— Start —

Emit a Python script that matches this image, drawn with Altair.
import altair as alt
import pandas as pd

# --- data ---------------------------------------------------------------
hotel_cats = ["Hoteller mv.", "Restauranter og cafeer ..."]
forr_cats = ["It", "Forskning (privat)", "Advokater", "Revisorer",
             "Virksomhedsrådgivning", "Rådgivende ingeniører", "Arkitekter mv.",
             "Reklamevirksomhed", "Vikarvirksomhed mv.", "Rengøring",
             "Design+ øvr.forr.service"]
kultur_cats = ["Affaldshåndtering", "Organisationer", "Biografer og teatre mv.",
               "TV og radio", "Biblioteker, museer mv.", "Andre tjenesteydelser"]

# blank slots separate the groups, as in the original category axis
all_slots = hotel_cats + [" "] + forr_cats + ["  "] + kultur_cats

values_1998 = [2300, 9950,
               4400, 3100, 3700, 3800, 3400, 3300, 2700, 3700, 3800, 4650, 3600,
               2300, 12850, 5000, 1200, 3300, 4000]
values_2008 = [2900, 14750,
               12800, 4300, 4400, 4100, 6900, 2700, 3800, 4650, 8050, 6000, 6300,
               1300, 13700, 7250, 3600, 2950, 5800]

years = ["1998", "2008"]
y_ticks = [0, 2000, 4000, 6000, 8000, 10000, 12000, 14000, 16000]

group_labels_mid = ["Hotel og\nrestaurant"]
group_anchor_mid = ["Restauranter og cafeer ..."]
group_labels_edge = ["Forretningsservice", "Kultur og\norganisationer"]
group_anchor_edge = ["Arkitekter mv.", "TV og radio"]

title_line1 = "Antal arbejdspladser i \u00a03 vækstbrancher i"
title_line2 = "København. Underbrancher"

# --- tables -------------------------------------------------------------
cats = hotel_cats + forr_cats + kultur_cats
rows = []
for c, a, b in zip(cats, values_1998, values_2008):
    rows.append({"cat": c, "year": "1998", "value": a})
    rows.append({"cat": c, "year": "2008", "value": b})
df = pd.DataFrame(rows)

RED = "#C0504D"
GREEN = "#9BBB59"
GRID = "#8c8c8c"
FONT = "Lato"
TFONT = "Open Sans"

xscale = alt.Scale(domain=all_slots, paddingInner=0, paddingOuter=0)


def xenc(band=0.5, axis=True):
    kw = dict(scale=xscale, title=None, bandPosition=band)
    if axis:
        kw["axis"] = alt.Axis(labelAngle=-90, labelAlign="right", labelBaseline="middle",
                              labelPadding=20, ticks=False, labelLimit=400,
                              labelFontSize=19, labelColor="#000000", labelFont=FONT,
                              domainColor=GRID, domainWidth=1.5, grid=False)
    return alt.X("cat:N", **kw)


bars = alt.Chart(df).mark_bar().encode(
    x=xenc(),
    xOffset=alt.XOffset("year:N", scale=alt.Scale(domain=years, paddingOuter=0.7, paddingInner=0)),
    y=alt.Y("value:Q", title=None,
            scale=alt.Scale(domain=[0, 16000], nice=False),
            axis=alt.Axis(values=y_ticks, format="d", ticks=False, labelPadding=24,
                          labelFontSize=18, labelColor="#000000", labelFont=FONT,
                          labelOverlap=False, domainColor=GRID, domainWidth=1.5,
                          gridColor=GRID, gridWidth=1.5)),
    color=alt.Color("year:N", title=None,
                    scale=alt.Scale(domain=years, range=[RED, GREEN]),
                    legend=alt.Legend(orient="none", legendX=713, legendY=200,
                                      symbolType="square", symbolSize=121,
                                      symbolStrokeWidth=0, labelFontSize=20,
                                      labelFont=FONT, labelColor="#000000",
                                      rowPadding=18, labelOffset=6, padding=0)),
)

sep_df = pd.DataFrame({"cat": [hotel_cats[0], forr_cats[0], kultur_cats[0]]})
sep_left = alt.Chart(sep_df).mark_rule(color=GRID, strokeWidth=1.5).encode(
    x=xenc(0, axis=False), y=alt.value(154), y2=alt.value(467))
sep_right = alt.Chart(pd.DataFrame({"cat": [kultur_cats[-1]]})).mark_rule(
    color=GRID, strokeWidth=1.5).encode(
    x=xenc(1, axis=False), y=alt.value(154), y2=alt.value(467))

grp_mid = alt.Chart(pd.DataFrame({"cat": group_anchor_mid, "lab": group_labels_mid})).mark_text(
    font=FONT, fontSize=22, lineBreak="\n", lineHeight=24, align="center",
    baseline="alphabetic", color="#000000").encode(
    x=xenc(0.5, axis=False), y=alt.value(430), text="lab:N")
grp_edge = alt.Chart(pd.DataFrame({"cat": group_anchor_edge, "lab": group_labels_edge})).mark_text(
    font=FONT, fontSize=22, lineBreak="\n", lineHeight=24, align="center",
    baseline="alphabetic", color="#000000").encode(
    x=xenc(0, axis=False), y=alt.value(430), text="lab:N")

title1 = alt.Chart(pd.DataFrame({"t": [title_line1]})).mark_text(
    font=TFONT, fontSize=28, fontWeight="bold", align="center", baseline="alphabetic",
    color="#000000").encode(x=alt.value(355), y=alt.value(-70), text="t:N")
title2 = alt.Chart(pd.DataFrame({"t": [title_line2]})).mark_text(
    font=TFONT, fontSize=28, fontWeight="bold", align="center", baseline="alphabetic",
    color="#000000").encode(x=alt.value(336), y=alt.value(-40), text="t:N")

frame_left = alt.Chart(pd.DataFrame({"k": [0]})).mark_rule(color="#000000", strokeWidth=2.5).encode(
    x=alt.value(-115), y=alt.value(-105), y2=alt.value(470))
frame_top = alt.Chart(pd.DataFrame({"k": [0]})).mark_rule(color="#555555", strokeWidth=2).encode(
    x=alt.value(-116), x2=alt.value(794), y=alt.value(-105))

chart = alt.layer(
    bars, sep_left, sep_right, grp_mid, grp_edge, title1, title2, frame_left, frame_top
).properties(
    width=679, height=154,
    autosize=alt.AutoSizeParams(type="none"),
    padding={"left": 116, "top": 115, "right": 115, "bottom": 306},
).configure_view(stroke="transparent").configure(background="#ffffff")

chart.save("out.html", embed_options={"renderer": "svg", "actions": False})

— End —

Word for word, write out the data.

Emit a Python script that matches this image, drawn with Altair.
import altair as alt
import pandas as pd

# --- data ---------------------------------------------------------------
hotel_cats = ["Hoteller mv.", "Restauranter og cafeer ..."]
forr_cats = ["It", "Forskning (privat)", "Advokater", "Revisorer",
             "Virksomhedsrådgivning", "Rådgivende ingeniører", "Arkitekter mv.",
             "Reklamevirksomhed", "Vikarvirksomhed mv.", "Rengøring",
             "Design+ øvr.forr.service"]
kultur_cats = ["Affaldshåndtering", "Organisationer", "Biografer og teatre mv.",
               "TV og radio", "Biblioteker, museer mv.", "Andre tjenesteydelser"]

# blank slots separate the groups, as in the original category axis
all_slots = hotel_cats + [" "] + forr_cats + ["  "] + kultur_cats

values_1998 = [2300, 9950,
               4400, 3100, 3700, 3800, 3400, 3300, 2700, 3700, 3800, 4650, 3600,
               2300, 12850, 5000, 1200, 3300, 4000]
values_2008 = [2900, 14750,
               12800, 4300, 4400, 4100, 6900, 2700, 3800, 4650, 8050, 6000, 6300,
               1300, 13700, 7250, 3600, 2950, 5800]

years = ["1998", "2008"]
y_ticks = [0, 2000, 4000, 6000, 8000, 10000, 12000, 14000, 16000]

group_labels_mid = ["Hotel og\nrestaurant"]
group_anchor_mid = ["Restauranter og cafeer ..."]
group_labels_edge = ["Forretningsservice", "Kultur og\norganisationer"]
group_anchor_edge = ["Arkitekter mv.", "TV og radio"]

title_line1 = "Antal arbejdspladser i \u00a03 vækstbrancher i"
title_line2 = "København. Underbrancher"

# --- tables -------------------------------------------------------------
cats = hotel_cats + forr_cats + kultur_cats
rows = []
for c, a, b in zip(cats, values_1998, values_2008):
    rows.append({"cat": c, "year": "1998", "value": a})
    rows.append({"cat": c, "year": "2008", "value": b})
df = pd.DataFrame(rows)

RED = "#C0504D"
GREEN = "#9BBB59"
GRID = "#8c8c8c"
FONT = "Lato"
TFONT = "Open Sans"

xscale = alt.Scale(domain=all_slots, paddingInner=0, paddingOuter=0)


def xenc(band=0.5, axis=True):
    kw = dict(scale=xscale, title=None, bandPosition=band)
    if axis:
        kw["axis"] = alt.Axis(labelAngle=-90, labelAlign="right", labelBaseline="middle",
                              labelPadding=20, ticks=False, labelLimit=400,
                              labelFontSize=19, labelColor="#000000", labelFont=FONT,
                              domainColor=GRID, domainWidth=1.5, grid=False)
    return alt.X("cat:N", **kw)


bars = alt.Chart(df).mark_bar().encode(
    x=xenc(),
    xOffset=alt.XOffset("year:N", scale=alt.Scale(domain=years, paddingOuter=0.7, paddingInner=0)),
    y=alt.Y("value:Q", title=None,
            scale=alt.Scale(domain=[0, 16000], nice=False),
            axis=alt.Axis(values=y_ticks, format="d", ticks=False, labelPadding=24,
                          labelFontSize=18, labelColor="#000000", labelFont=FONT,
                          labelOverlap=False, domainColor=GRID, domainWidth=1.5,
                          gridColor=GRID, gridWidth=1.5)),
    color=alt.Color("year:N", title=None,
                    scale=alt.Scale(domain=years, range=[RED, GREEN]),
                    legend=alt.Legend(orient="none", legendX=713, legendY=200,
                                      symbolType="square", symbolSize=121,
                                      symbolStrokeWidth=0, labelFontSize=20,
                                      labelFont=FONT, labelColor="#000000",
                                      rowPadding=18, labelOffset=6, padding=0)),
)

sep_df = pd.DataFrame({"cat": [hotel_cats[0], forr_cats[0], kultur_cats[0]]})
sep_left = alt.Chart(sep_df).mark_rule(color=GRID, strokeWidth=1.5).encode(
    x=xenc(0, axis=False), y=alt.value(154), y2=alt.value(467))
sep_right = alt.Chart(pd.DataFrame({"cat": [kultur_cats[-1]]})).mark_rule(
    color=GRID, strokeWidth=1.5).encode(
    x=xenc(1, axis=False), y=alt.value(154), y2=alt.value(467))

grp_mid = alt.Chart(pd.DataFrame({"cat": group_anchor_mid, "lab": group_labels_mid})).mark_text(
    font=FONT, fontSize=22, lineBreak="\n", lineHeight=24, align="center",
    baseline="alphabetic", color="#000000").encode(
    x=xenc(0.5, axis=False), y=alt.value(430), text="lab:N")
grp_edge = alt.Chart(pd.DataFrame({"cat": group_anchor_edge, "lab": group_labels_edge})).mark_text(
    font=FONT, fontSize=22, lineBreak="\n", lineHeight=24, align="center",
    baseline="alphabetic", color="#000000").encode(
    x=xenc(0, axis=False), y=alt.value(430), text="lab:N")

title1 = alt.Chart(pd.DataFrame({"t": [title_line1]})).mark_text(
    font=TFONT, fontSize=28, fontWeight="bold", align="center", baseline="alphabetic",
    color="#000000").encode(x=alt.value(355), y=alt.value(-70), text="t:N")
title2 = alt.Chart(pd.DataFrame({"t": [title_line2]})).mark_text(
    font=TFONT, fontSize=28, fontWeight="bold", align="center", baseline="alphabetic",
    color="#000000").encode(x=alt.value(336), y=alt.value(-40), text="t:N")

frame_left = alt.Chart(pd.DataFrame({"k": [0]})).mark_rule(color="#000000", strokeWidth=2.5).encode(
    x=alt.value(-115), y=alt.value(-105), y2=alt.value(470))
frame_top = alt.Chart(pd.DataFrame({"k": [0]})).mark_rule(color="#555555", strokeWidth=2).encode(
    x=alt.value(-116), x2=alt.value(794), y=alt.value(-105))

chart = alt.layer(
    bars, sep_left, sep_right, grp_mid, grp_edge, title1, title2, frame_left, frame_top
).properties(
    width=679, height=154,
    autosize=alt.AutoSizeParams(type="none"),
    padding={"left": 116, "top": 115, "right": 115, "bottom": 306},
).configure_view(stroke="transparent").configure(background="#ffffff")

chart.save("out.html", embed_options={"renderer": "svg", "actions": False})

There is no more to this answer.